Monday, September 22, 2008

Mali

So it’s 22 September at the landlocked nation of Mali is celebrating its national day—and, yes, it is the anniversary of their 1960 independence from France. Don’t get it mixed up with Malawi—they’re in very different regions. Mali is in Western Africa, and the country goes right into the Sahara—the area that is now Mali was once part of three West African empires in control of trans-Saharan trade—the Ghana Empire, the Songhai Empire and, of course, the Mali Empire. (The trade was in gold, salt and other precious stuff… for anyone who doubts the preciousness of salt, there’s an excellent fairy tale about a daughter giving her father, the king, salt… while he doesn’t appreciate it at first, of course he at last realises the true worth of the stuff—and his daughter. It’s a Lear/Cordelia type of story.) After Europeans started establishing sea routes, the trans-Saharan trade routes sort of fell by the wayside.

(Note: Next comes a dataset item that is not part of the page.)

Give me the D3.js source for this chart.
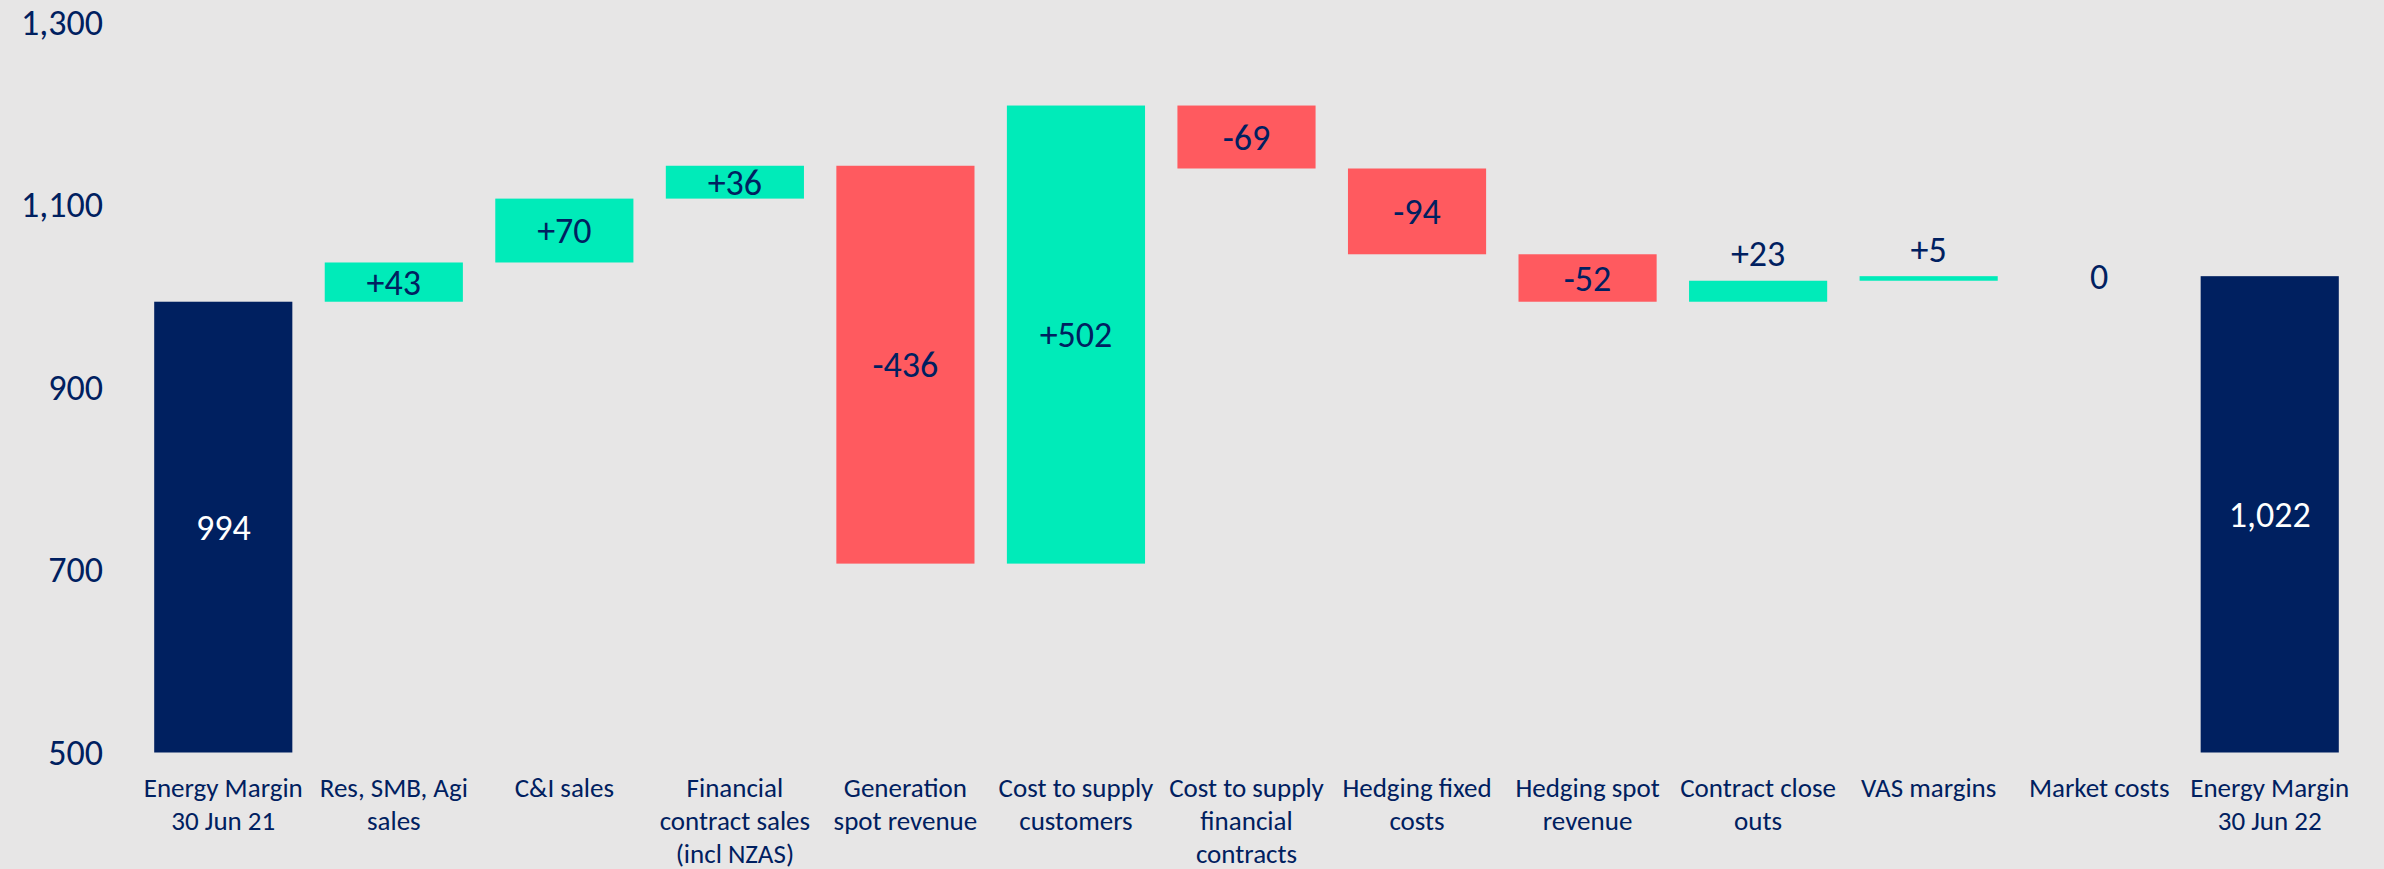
<!DOCTYPE html>
<html>
<head>
<meta charset="utf-8">
<script src="https://cdnjs.cloudflare.com/ajax/libs/d3/7.8.5/d3.min.js"></script>
<style>
    body { margin: 0; background: #e7e6e6; }
    svg text { font-family: Carlito, Calibri, Lato, "Liberation Sans", sans-serif; fill: #002060; }
</style>
</head>
<body>
<div id="chart"></div>
<script>
// waterfall: energy margin FY21 -> FY22
let categories = [
    "Energy Margin\n30 Jun 21",
    "Res, SMB, Agi\nsales",
    "C&I sales",
    "Financial\ncontract sales\n(incl NZAS)",
    "Generation\nspot revenue",
    "Cost to supply\ncustomers",
    "Cost to supply\nfinancial\ncontracts",
    "Hedging fixed\ncosts",
    "Hedging spot\nrevenue",
    "Contract close\nouts",
    "VAS margins",
    "Market costs",
    "Energy Margin\n30 Jun 22"
];
let values = [994, 43, 70, 36, -436, 502, -69, -94, -52, 23, 5, 0, 1022];
let isTotal = [true, false, false, false, false, false, false, false, false, false, false, false, true];
let yTicks = [500, 700, 900, 1100, 1300];

let width = 2384, height = 869;
let navy = "#002060", green = "#00ebb9", red = "#ff5a5f";

// work out start/end of each step
let rows = [];
let running = 0;
values.forEach(function(v, i) {
    let start, end;
    if (isTotal[i]) {
        start = 500;
        end = v;
        running = v;
    } else {
        start = running;
        end = running + v;
        running = end;
    }
    rows.push({cat: categories[i], value: v, total: isTotal[i], start: start, end: end});
});

let svg = d3.select("#chart").append("svg")
    .attr("width", width)
    .attr("height", height);

svg.append("rect")
    .attr("width", width)
    .attr("height", height)
    .attr("fill", "#e7e6e6");

let x = d3.scaleBand()
    .domain(categories)
    .range([138, 2355])
    .paddingInner(0.19)
    .paddingOuter(0.095);

let y = d3.scaleLinear()
    .domain([500, 1300])
    .range([752.5, 22.5]);

// y axis labels only, no line
let yAxis = svg.append("g")
    .attr("transform", "translate(103,0)")
    .call(d3.axisLeft(y).tickValues(yTicks).tickFormat(d3.format(",")).tickSize(0).tickPadding(0));
yAxis.select(".domain").remove();
yAxis.selectAll("text")
    .attr("font-size", 36)
    .attr("fill", navy)
    .style("font-family", null);

let bars = svg.append("g").selectAll("g")
    .data(rows)
    .enter()
    .append("g");

bars.filter(d => d.value !== 0 || d.total)
    .append("rect")
    .attr("x", d => x(d.cat))
    .attr("width", x.bandwidth())
    .attr("y", d => y(Math.max(d.start, d.end)))
    .attr("height", d => Math.max(Math.abs(y(d.start) - y(d.end)), 1))
    .attr("fill", d => d.total ? navy : (d.value < 0 ? red : green));

let fmtTotal = d3.format(",");
bars.append("text")
    .attr("x", d => x(d.cat) + x.bandwidth() / 2)
    .attr("y", function(d) {
        let top = y(Math.max(d.start, d.end));
        let bot = y(Math.min(d.start, d.end));
        if (d.value === 0) return top;
        if (bot - top < 28) return top - 27;
        return (top + bot) / 2;
    })
    .attr("dy", "0.35em")
    .attr("text-anchor", "middle")
    .attr("font-size", 36)
    .style("fill", d => d.total ? "#ffffff" : navy)
    .text(function(d) {
        if (d.total) return fmtTotal(d.value);
        if (d.value > 0) return "+" + d.value;
        return d.value;
    });

// category labels, wrapped on \n
let catLabels = svg.append("g").selectAll("text")
    .data(categories)
    .enter()
    .append("text")
    .attr("x", d => x(d) + x.bandwidth() / 2)
    .attr("y", 797)
    .attr("text-anchor", "middle")
    .attr("font-size", 27);

catLabels.selectAll("tspan")
    .data(d => d.split("\n"))
    .enter()
    .append("tspan")
    .attr("x", function() { return d3.select(this.parentNode).attr("x"); })
    .attr("dy", (d, i) => i === 0 ? 0 : 33)
    .text(d => d);
</script>
</body>
</html>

And then Mali was one of the countries that ended up under French control during the Scramble for Africa—it used to be known as French Sudan. Just prior to independence, Mali and Senegal got together to become the Mali Federation in 1959. The Mali Federation gained independence from France on 20 June in 1960, but then Senegal withdrew—and of course Senegal is now an independent nation—and on 22 September Mali got to celebrate independence all over again, as—well, Mali.

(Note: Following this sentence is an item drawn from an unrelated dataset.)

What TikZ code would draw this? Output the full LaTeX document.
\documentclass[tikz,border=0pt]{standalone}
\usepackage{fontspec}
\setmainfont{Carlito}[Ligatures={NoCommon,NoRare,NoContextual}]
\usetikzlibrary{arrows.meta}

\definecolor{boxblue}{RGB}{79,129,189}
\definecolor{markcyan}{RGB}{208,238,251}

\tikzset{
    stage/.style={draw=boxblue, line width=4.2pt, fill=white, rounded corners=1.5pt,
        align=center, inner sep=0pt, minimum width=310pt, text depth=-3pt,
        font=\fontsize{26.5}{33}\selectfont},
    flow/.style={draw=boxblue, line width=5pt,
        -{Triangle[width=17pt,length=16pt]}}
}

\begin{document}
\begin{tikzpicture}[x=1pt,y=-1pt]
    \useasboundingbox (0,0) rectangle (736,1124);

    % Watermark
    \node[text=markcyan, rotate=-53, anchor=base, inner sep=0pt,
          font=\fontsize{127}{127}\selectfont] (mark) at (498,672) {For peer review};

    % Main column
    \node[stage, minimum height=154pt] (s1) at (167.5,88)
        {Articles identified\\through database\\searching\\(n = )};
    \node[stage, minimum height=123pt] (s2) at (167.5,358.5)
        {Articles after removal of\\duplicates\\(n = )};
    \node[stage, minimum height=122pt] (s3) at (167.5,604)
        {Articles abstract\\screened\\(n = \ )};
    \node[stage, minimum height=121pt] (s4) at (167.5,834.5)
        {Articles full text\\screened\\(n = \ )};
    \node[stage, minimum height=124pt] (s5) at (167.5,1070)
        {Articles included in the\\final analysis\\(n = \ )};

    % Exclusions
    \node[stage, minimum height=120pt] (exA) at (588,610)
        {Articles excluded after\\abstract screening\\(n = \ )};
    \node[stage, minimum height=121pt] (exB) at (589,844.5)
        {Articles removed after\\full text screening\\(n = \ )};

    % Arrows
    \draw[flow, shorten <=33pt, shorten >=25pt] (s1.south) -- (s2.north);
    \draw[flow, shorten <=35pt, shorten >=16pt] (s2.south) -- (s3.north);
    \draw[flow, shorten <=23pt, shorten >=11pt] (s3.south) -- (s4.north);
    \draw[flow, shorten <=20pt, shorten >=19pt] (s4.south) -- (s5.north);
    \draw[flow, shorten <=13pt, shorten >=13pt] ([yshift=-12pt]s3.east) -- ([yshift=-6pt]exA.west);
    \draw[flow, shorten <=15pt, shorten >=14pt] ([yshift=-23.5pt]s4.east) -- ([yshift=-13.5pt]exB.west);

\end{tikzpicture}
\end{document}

So the first president—Modibo Keïta—was keen on the one-party state, socialist in its leanings. Eight years later, following economic decline (something I imagine no-one wants to think about today…) there was a military coup. Bloodless, though. That’s something. The new regime, with Moussa Traoré in control, tried to turn things around. They were hindered by a long, harsh drought—from 1968 until 1974—student agitation, as well as three attempted coups. But its not like the government—a military regime after all—was dreadfully put upon. Until the late 1980s, dissenters were repressed.

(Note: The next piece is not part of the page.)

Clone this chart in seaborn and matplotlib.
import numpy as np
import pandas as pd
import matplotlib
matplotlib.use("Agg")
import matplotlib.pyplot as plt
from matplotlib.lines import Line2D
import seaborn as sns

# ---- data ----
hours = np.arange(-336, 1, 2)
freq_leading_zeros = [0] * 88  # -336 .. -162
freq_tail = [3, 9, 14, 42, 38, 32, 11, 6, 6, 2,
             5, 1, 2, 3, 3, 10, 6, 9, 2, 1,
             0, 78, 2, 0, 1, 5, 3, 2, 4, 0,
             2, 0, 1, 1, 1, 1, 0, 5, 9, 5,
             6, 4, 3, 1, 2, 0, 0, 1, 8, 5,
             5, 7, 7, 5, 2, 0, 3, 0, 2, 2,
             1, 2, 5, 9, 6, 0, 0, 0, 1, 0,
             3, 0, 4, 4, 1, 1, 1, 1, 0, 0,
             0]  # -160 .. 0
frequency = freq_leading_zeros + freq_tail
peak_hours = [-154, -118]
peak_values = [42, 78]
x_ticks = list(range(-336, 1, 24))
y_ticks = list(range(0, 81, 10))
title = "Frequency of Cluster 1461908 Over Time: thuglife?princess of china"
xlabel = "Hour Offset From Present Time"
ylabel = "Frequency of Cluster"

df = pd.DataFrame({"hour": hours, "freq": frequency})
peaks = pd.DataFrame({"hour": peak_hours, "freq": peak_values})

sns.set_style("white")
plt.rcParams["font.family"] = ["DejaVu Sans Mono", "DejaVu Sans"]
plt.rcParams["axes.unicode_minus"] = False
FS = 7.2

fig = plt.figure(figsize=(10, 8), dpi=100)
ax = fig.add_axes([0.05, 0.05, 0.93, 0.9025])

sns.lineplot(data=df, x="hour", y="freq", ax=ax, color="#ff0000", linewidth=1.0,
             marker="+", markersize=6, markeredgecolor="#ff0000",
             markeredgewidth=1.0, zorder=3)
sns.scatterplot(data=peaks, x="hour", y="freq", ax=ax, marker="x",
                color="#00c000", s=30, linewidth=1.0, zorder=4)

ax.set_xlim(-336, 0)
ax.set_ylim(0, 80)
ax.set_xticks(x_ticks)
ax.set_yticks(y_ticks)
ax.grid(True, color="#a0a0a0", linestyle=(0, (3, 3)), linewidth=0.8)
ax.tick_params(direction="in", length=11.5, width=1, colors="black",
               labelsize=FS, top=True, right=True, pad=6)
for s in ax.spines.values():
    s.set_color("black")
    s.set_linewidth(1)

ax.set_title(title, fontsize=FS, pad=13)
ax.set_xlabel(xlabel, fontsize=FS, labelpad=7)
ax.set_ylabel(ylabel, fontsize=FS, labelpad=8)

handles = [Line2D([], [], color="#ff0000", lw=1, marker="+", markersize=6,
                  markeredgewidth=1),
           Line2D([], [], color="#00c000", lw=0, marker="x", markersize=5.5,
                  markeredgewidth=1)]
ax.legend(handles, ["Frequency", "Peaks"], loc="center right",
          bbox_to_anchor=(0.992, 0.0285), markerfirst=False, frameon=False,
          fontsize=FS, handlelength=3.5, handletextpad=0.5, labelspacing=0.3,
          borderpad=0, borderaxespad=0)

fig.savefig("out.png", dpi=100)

1991 saw another coup, and then in 1992 the first democratic, multi-party elections were held in the country. The two presidents that have served since then—Konaré and Touré have seen the country become one of the more stable countries in Africa.

Today’s Malian poem is by Siriman Cissoko—he actually lived in Senegal, but was born in Mali.


O Earth, from Ressac de nous-mêmes

I have laid them
my dead
in the gentleness of your loved breasts
there where the waterfalls wash the feet
of the cliffs
Keep them
o earth
keep in the folds of your clay
keep the bones of my brothers.

Often in the evening
I shall go and weep for them there
at the hour when the heart
draws arpeggios
across the koras
of dream.

And if one day the wind of liberty
came breathing after me
on your mountains and dunes
your rivers and plains
o earth
let it cradle
and rock
my brothers
heroes whose flesh was torn
and who are dead that liberty might live.